Dans cette mise en scène, le passage par l’écran crée une distanciation. Plus le spectacle se déroule, plus Séverine Chavier accroît nôtre frustration. On s'en rend compte a contrario. Ainsi quand le chien vient donner la pa-patte à son maître - parce qu’il n’est pas filmé - toute la salle se retrouve en émoi et délaisse l’écran. Idem quand passent les dindons en guise de farce. Sortir de l’Image est une respiration. D’ailleurs l’écran n’est que la métaphore du miroir narcissique où Séverine Chavier. projette son Image, Son spectacle, Son Interprétation. Il est aussi celui de notre enfermement - l’écran ressemble à une cellule des quartiers d’isolement dans les prisons dans lequel Maitresse Séverine Chavier nous pousse irrémédiablement.
En effet, la plupart des scènes sont filmées dans le noir, ou en coulisses, « derrière »: on ne voit pas les comédiens. Toute se joue sur l’écran, via l’écran. Pourquoi dès lors se déplacer « au théâtre « . Un lien suffirait à voir le spectacle. Dans cette configuration, peu importe que les comédiens jouent en live ou en replay. On imagine d’ailleurs que la captation télévisuelle de ce spectacle sera du meilleur effet.
Cet anti-théâtre - la volonté de déconstruire jusqu’au ressort existentiel du théâtre - serait-il tendance ? Lors du festival d’Avignon 2024, où fut présenté Absalon, Absalon !, dans Elisabeth Costello, sept leçons et cinq contes moraux, Krzysztof Warlikowski imposait aux spectateurs des conférences certes bien interprétées mais qui restaient en définitive des conférences, expression d’un non-théâtre. Dans le premier volet de sa trilogie Ici sont les Dragons, Ariane Mnouchkine transforme les comédiens en marionnettes se contentant de mimer en playback un texte en voix off - un avant goût des conséquences de l’intelligence artificielle, expression du non-comédien ?
L'anti-théâtre de Séverine Chavrier est spectacle - spectaculum: une représentation ( Tite-Live ) destinée à attirer le regard ( Cicéron ). "Musique lancinante et hypnotique" "son saturé", "foire grotesque", "univers pluridisciplinaire" ( comme si les autres metteurs ne mêlaient pas musique live, chorégraphie, video... l'inculture n'est jamais une excuse ), en fait ce que retient la Critique c'est surtout le vertige d'une performance "organique", son rythme en accéléré pour faire "passer les cinq heures", une "immersion' totale - mais quand on nous presse le haut du crâne pour nous maintenir la tête sous l'eau - en apnée, une course qui exclut par principe tous ceux qui ont un point ( un poing ) de côté.
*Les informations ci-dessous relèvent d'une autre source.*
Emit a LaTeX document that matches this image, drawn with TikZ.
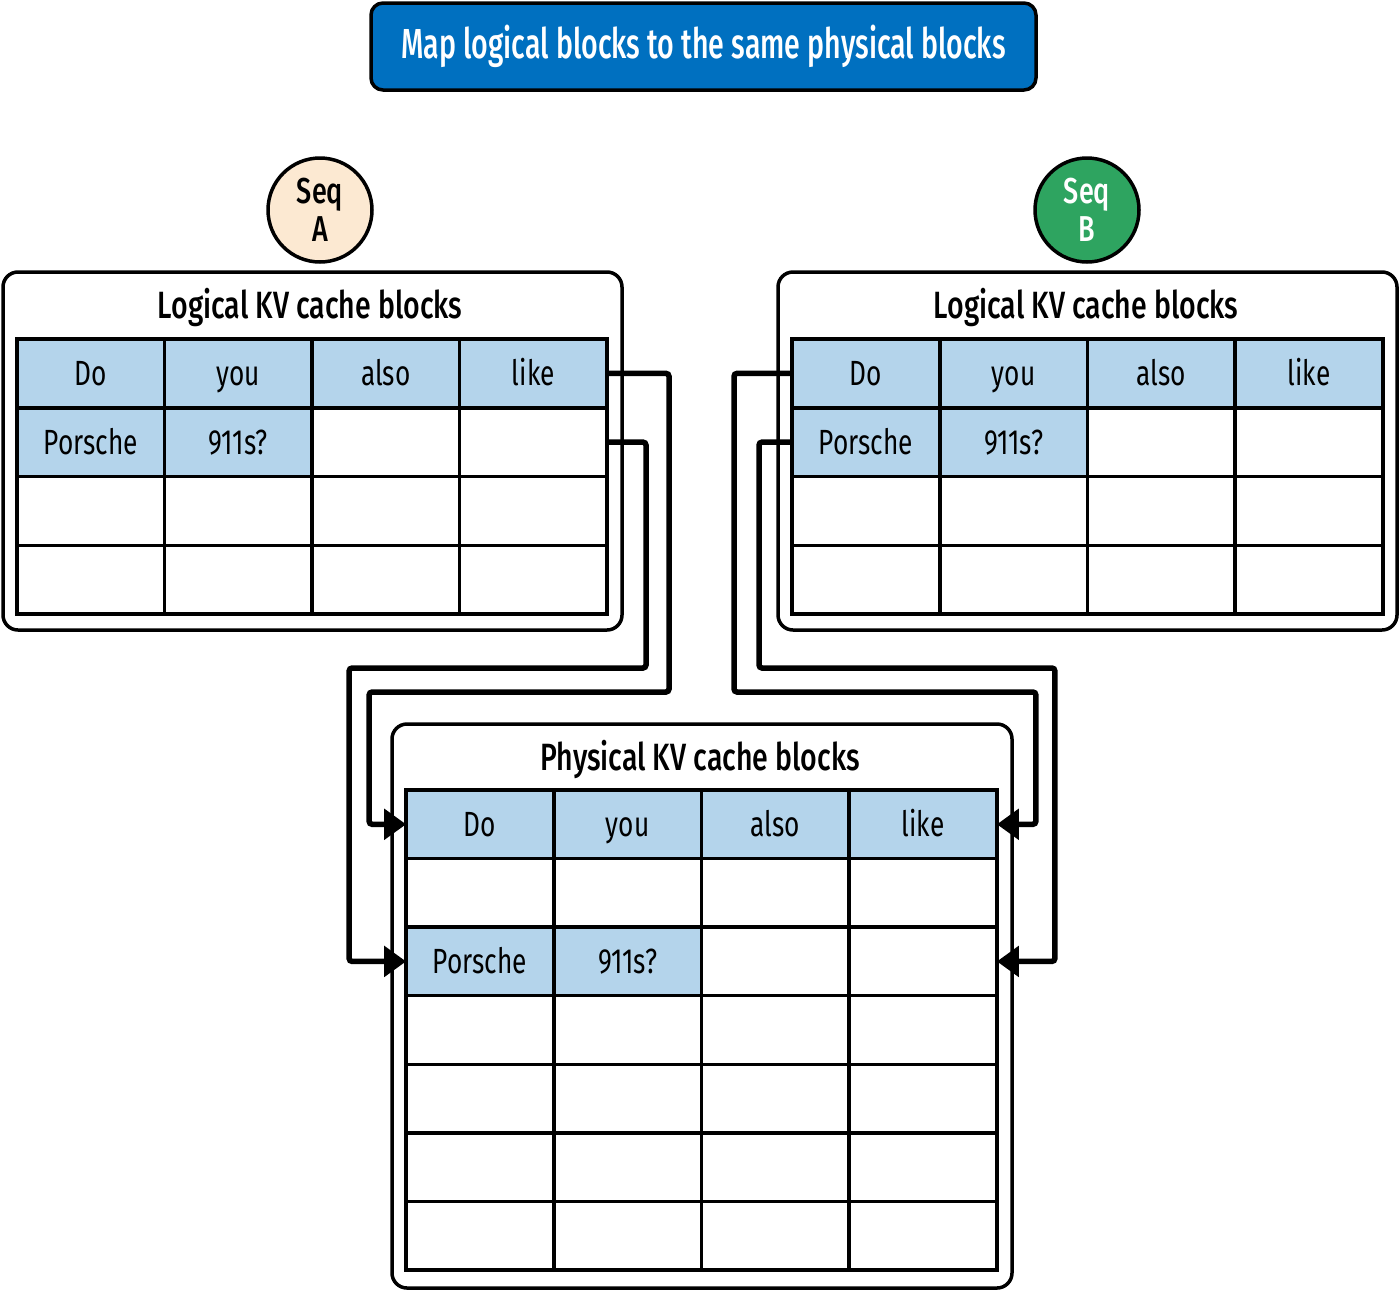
\documentclass[tikz,border=0pt]{standalone}
\usepackage{fontspec}
\setmainfont{Fira Sans}[FakeStretch=0.75]
\newfontfamily\medfont{Fira Sans Medium}[FakeStretch=0.75]
\newfontfamily\titlefont{Fira Sans Medium}[FakeStretch=0.68]
\usetikzlibrary{arrows.meta}
\definecolor{titleblue}{RGB}{0,112,192}
\definecolor{peach}{RGB}{252,233,210}
\definecolor{seqgreen}{RGB}{46,164,96}
\definecolor{cellblue}{RGB}{180,212,235}
\begin{document}
\begin{tikzpicture}[x=1pt,y=-1pt,
  panel/.style={draw, line width=3.5pt, rounded corners=15pt, inner sep=0pt, outer sep=0pt},
  cellbox/.style={draw, line width=3.5pt, inner sep=0pt, outer sep=0pt, minimum width=147.5pt, text height=32pt, text depth=8pt, font=\fontsize{35}{40}\selectfont},
  head/.style={font=\medfont\fontsize{38}{42}\selectfont, anchor=base, inner sep=0pt},
  seq/.style={circle, draw, line width=3.5pt, minimum size=104pt, inner sep=0pt, align=center, font=\medfont\fontsize{36}{38}\selectfont},
  conn/.style={line width=5.5pt, rounded corners=3pt, -{Triangle[length=22pt,width=30pt]}}
]
\useasboundingbox (0,0) rectangle (1400,1291);

% title
\node[draw, line width=3.5pt, rounded corners=12pt, fill=titleblue, minimum width=665pt, minimum height=87pt, inner sep=0pt, text=white, font=\titlefont\fontsize{42}{46}\selectfont] (title) at (703.5,46.5) {Map logical blocks to the same physical blocks};

% sequence circles
\node[seq, fill=peach] (SA) at (320,210) {Seq\\A};
\node[seq, fill=seqgreen, text=white] (SB) at (1087,210) {Seq\\B};

% panels
\node[panel, minimum width=619pt, minimum height=358pt] (PA) at (312.5,451) {};
\node[panel, minimum width=619pt, minimum height=358pt] (PB) at (1087.5,451) {};
\node[panel, minimum width=620pt, minimum height=564pt] (PP) at (702,1006) {};

\node[head] (HA) at (310,318) {Logical KV cache blocks};
\node[head] (HB) at (1086,318) {Logical KV cache blocks};
\node[head] (HP) at (700,770) {Physical KV cache blocks};

% logical table A
\foreach \r/\c/\t/\f in {1/1/Do/cellblue,1/2/you/cellblue,1/3/also/cellblue,1/4/like/cellblue,
  2/1/Porsche/cellblue,2/2/911s?/cellblue,2/3//white,2/4//white,
  3/1//white,3/2//white,3/3//white,3/4//white,4/1//white,4/2//white,4/3//white,4/4//white}
  \node[cellbox, minimum height=68.75pt, fill=\f] (A\r\c) at ({17+147.5*(\c-0.5)},{339+68.75*(\r-0.5)}) {\t};

% logical table B
\foreach \r/\c/\t/\f in {1/1/Do/cellblue,1/2/you/cellblue,1/3/also/cellblue,1/4/like/cellblue,
  2/1/Porsche/cellblue,2/2/911s?/cellblue,2/3//white,2/4//white,
  3/1//white,3/2//white,3/3//white,3/4//white,4/1//white,4/2//white,4/3//white,4/4//white}
  \node[cellbox, minimum height=68.75pt, fill=\f] (B\r\c) at ({792+147.75*(\c-0.5)},{339+68.75*(\r-0.5)}) {\t};

% physical table
\foreach \r/\c/\t/\f in {1/1/Do/cellblue,1/2/you/cellblue,1/3/also/cellblue,1/4/like/cellblue,
  2/1//white,2/2//white,2/3//white,2/4//white,
  3/1/Porsche/cellblue,3/2/911s?/cellblue,3/3//white,3/4//white,
  4/1//white,4/2//white,4/3//white,4/4//white,
  5/1//white,5/2//white,5/3//white,5/4//white,
  6/1//white,6/2//white,6/3//white,6/4//white,
  7/1//white,7/2//white,7/3//white,7/4//white}
  \node[cellbox, minimum height=68.57pt, fill=\f] (P\r\c) at ({406+147.75*(\c-0.5)},{790+68.57*(\r-0.5)}) {\t};

% connectors
\draw[conn] (A14.east) -| (669,692) -| ([xshift=-37pt]P11.west) -- (P11.west);
\draw[conn] (A24.east) -| (646,668) -| ([xshift=-57pt]P31.west) -- (P31.west);
\draw[conn] (B11.west) -| (734,692) -| ([xshift=39pt]P14.east) -- (P14.east);
\draw[conn] (B21.west) -| (759,668) -| ([xshift=58pt]P34.east) -- (P34.east);
\end{tikzpicture}
\end{document}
Quand il est évoqué - très rarement - le jeu des acteurs est aussi critiqué à l'aune de leur performance et non pour la qualité de leur interprétation réelle, même si elle est surjouée conformément aux directives de la metteuse en scène, peut-être pour faire "fake", intentionnellement, créer une sorte de distanciation à l'écho du Faire Image général, " esprit Cours Florent". Malgré cela, Il faut reconnaître que leur jeu ne manque pas de qualité ni d'intensité ( certains sont toutefois incompréhensibles, non qu'ils soient inaudibles ( tous portent des micros ) mais parce qu'ils n'articulent pas le texte).
L'idée de performance sous-entend ( implique aujourd'hui ) celle d'une prouesse. Le problème est que souvent la forme supplante le fond. Dans Adolescence, la série britannique de Netflix, on est happé par le plan séquence qui nous implique toujours sur le qui-vive. On applaudit le travail et la virtuosité, le happening. Mais au final, si on prend le temps de s'arrêter, le discours est plus que simpliste. C'est un peu la même chose ici, Absalon, Absalon ! de Séverine Chavrier aurait été une prouesse si elle était parvenue à adapter le roman de Faulkner. Mais il ne s'agit que d'une mise en images, un point de vue ( et pourquoi pas, obscurci par les collaboration idéologiques et la croyance dans le contemporain ) non une lecture. Sa mise en scène n'est pas une mise en oeuvre. Sa performance n'est pas un acte de résistance.
Parce qu’il impose le corps, parce qu’il emporte la voix, le théâtre s’inscrit dans la réalité. Le théâtre fut consubstantiel à l’avènement de la démocratie, de la philosophie et de l’histoire. Il est aux humanités parce qu’il est à l’humanité. A changer de peau, il existe toujours un risque de perdre son âme.